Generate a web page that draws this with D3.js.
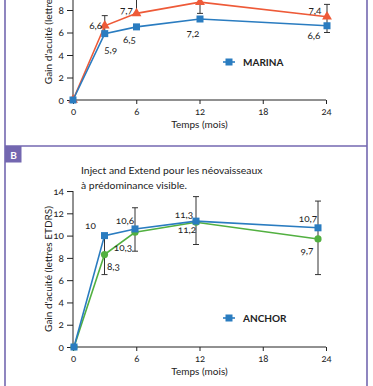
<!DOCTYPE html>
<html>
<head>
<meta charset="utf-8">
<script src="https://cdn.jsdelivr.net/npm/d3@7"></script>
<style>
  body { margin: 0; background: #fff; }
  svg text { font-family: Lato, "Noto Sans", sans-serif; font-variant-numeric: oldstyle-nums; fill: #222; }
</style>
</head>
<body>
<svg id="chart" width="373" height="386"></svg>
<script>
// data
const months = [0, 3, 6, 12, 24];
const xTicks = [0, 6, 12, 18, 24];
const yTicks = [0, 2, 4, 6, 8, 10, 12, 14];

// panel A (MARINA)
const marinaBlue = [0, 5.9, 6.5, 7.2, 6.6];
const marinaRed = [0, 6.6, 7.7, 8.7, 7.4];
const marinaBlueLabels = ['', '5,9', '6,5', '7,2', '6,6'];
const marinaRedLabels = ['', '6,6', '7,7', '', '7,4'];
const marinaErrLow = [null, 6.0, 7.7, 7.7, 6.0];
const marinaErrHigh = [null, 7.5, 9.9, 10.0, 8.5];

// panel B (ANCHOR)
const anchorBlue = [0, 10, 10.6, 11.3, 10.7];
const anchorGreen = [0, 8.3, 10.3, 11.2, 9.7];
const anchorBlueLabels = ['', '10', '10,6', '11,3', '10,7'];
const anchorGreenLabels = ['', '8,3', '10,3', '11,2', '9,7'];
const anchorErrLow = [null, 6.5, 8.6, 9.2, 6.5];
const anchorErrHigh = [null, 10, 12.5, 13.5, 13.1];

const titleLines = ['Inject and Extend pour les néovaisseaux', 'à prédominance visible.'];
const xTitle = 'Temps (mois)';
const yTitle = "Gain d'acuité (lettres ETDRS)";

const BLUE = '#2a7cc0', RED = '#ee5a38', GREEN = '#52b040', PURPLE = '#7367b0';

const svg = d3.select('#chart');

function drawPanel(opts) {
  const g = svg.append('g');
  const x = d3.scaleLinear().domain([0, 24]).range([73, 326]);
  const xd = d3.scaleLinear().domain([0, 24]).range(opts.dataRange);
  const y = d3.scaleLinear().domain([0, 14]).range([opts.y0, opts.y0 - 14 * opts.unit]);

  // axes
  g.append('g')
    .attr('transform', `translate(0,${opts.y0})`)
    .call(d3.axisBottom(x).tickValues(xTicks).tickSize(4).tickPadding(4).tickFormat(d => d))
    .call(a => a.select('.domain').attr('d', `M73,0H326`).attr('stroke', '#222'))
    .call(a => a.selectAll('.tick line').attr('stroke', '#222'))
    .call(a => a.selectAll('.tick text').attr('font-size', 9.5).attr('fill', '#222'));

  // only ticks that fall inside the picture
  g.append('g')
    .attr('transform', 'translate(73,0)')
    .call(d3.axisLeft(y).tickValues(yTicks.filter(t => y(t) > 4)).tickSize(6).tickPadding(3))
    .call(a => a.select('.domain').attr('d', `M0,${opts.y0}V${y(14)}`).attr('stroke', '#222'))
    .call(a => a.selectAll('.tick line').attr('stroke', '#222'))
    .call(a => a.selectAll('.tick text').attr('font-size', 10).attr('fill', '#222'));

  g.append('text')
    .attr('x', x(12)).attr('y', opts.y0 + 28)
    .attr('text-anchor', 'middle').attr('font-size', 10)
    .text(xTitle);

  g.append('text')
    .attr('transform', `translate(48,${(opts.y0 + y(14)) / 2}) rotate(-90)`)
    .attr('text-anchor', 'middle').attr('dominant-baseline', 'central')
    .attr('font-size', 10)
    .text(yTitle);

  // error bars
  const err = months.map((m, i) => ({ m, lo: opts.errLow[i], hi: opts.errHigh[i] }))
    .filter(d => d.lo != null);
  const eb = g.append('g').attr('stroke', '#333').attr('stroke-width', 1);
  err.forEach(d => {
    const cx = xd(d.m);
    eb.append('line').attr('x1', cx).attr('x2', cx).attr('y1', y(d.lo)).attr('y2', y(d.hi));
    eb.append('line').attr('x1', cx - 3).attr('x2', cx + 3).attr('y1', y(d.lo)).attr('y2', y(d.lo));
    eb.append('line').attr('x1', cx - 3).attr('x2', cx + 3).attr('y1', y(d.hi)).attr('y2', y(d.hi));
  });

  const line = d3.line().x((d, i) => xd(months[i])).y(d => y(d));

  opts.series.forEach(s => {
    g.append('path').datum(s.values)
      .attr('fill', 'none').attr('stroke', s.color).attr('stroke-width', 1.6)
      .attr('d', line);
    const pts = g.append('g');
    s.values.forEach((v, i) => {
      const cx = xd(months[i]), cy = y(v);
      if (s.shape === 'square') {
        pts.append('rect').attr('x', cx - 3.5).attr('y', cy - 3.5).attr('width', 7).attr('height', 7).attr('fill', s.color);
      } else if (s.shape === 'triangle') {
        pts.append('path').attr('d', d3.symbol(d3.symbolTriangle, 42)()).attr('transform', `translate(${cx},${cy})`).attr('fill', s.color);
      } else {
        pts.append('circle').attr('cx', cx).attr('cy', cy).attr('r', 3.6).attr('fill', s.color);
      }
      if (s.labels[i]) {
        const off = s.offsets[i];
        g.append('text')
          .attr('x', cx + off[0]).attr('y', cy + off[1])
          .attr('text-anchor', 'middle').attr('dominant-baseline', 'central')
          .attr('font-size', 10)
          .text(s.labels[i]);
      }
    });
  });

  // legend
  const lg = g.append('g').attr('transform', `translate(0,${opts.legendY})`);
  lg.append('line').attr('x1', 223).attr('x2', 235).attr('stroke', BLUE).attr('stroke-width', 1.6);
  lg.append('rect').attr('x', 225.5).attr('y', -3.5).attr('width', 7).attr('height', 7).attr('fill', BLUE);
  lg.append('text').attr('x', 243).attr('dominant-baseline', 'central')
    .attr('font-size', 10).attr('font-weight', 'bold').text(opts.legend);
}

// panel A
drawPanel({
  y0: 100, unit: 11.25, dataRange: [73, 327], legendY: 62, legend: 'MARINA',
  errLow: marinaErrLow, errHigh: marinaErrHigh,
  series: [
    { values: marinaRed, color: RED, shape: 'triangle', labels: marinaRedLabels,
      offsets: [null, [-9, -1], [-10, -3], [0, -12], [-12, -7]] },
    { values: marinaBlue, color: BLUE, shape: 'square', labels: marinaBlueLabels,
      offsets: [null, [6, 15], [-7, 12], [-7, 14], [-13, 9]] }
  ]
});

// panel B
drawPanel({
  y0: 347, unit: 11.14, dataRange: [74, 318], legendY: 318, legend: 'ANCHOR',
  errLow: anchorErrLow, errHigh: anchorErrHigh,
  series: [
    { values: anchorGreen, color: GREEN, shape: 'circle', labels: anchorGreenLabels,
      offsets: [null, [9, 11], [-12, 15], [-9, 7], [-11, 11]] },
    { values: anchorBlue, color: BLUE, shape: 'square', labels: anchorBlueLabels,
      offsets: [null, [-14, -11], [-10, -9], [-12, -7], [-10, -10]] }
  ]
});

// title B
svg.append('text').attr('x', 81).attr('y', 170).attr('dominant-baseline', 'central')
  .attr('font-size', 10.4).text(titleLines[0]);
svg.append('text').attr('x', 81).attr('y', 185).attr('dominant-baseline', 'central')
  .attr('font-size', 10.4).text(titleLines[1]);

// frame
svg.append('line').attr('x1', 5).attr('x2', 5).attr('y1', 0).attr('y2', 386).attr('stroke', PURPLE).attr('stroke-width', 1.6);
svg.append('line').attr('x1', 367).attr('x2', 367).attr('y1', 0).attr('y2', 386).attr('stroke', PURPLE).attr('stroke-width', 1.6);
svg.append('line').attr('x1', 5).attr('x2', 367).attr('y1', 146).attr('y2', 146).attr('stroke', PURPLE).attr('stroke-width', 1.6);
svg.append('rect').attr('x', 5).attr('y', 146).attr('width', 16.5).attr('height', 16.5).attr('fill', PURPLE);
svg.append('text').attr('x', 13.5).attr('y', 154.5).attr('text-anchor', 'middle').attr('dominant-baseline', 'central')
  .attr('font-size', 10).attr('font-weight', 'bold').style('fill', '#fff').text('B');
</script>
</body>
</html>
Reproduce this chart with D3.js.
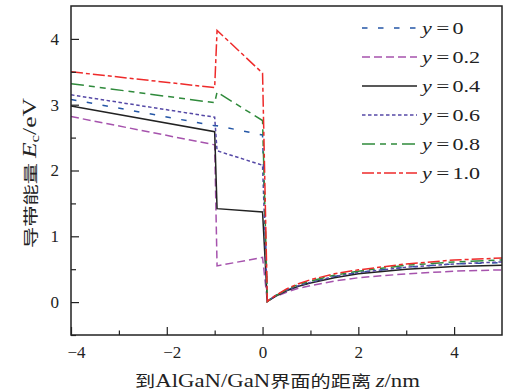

━━━

#### WORK REQUIRED:
Beginning with the first line of the records above, extract each line exactly through the line that holds "const svg = d3.select('#chart');", both ends included. Omit pictures.

#### FINAL RESULT:
Generate a web page that draws this with D3.js.
<!DOCTYPE html>
<html>
<head>
<meta charset="utf-8">
<script src="https://cdn.jsdelivr.net/npm/d3@7"></script>
<style>
  body { margin: 0; background: #fff; }
  svg text { font-family: Lato, "Noto Sans", sans-serif; font-variant-numeric: oldstyle-nums; fill: #222; }
</style>
</head>
<body>
<svg id="chart" width="373" height="386"></svg>
<script>
// data
const months = [0, 3, 6, 12, 24];
const xTicks = [0, 6, 12, 18, 24];
const yTicks = [0, 2, 4, 6, 8, 10, 12, 14];

// panel A (MARINA)
const marinaBlue = [0, 5.9, 6.5, 7.2, 6.6];
const marinaRed = [0, 6.6, 7.7, 8.7, 7.4];
const marinaBlueLabels = ['', '5,9', '6,5', '7,2', '6,6'];
const marinaRedLabels = ['', '6,6', '7,7', '', '7,4'];
const marinaErrLow = [null, 6.0, 7.7, 7.7, 6.0];
const marinaErrHigh = [null, 7.5, 9.9, 10.0, 8.5];

// panel B (ANCHOR)
const anchorBlue = [0, 10, 10.6, 11.3, 10.7];
const anchorGreen = [0, 8.3, 10.3, 11.2, 9.7];
const anchorBlueLabels = ['', '10', '10,6', '11,3', '10,7'];
const anchorGreenLabels = ['', '8,3', '10,3', '11,2', '9,7'];
const anchorErrLow = [null, 6.5, 8.6, 9.2, 6.5];
const anchorErrHigh = [null, 10, 12.5, 13.5, 13.1];

const titleLines = ['Inject and Extend pour les néovaisseaux', 'à prédominance visible.'];
const xTitle = 'Temps (mois)';
const yTitle = "Gain d'acuité (lettres ETDRS)";

const BLUE = '#2a7cc0', RED = '#ee5a38', GREEN = '#52b040', PURPLE = '#7367b0';

const svg = d3.select('#chart');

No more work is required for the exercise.